Per-Dataset Detailed Results

In the results/messages directory, you will find detailed analysis files for each dataset. For single-run evaluations, the following files are generated:
  • <DATASET>.messages.json: Raw messages exchanged during simulation.
  • <DATASET>.messages.analyze.json: Annotated analysis, including mistakes and step-by-step comparison to ground truth.
  • <DATASET>.metrics.json: Metrics summary for that specific test case.
For multi-run evaluations (when the n_runs parameter is set to more than 1), separate files are generated for each run using a run-indexed naming pattern:
  • <DATASET>.run<runN>.messages.json
  • <DATASET>.run<runN>.messages.analyze.json
  • <DATASET>.run<runN>.metrics.json
Here, <runN> represents the run number (for example, run1, run2, and so on).

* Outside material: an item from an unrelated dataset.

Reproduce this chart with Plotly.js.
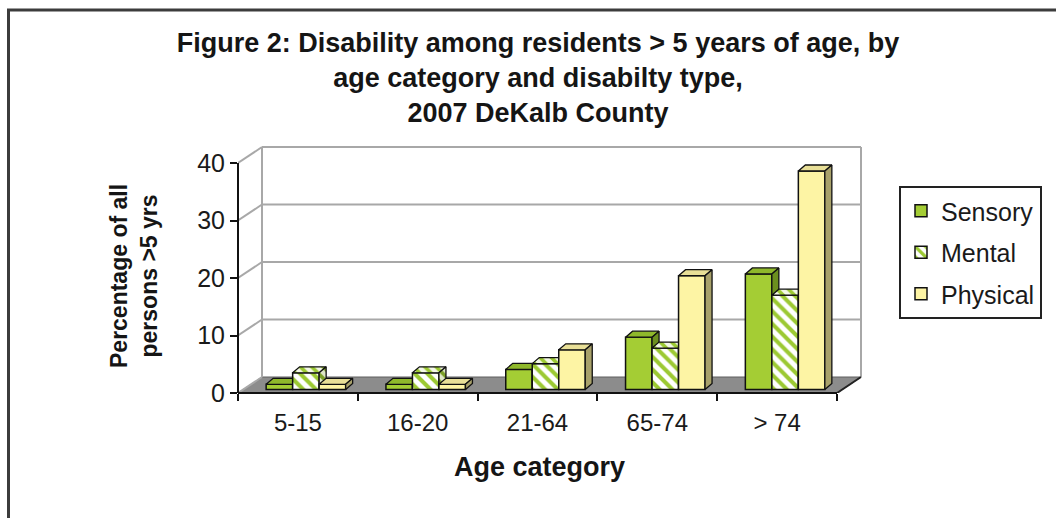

  • Always verify that your API credentials are set before running evaluate.
  • Review per-dataset result files for deep insight into agent performance and error patterns.
  • Tune config parameters as needed for different evaluation scenarios.
  • Use summary metrics for quick benchmarking, but always check details for full understanding.
Note:You evaluate an external agent’s performance the same way as a native agent. When you review the final summary table from the evaluate command, focus only on the Text Match and Journey Success columns. Native tool calls aren’t involved, so no other columns apply.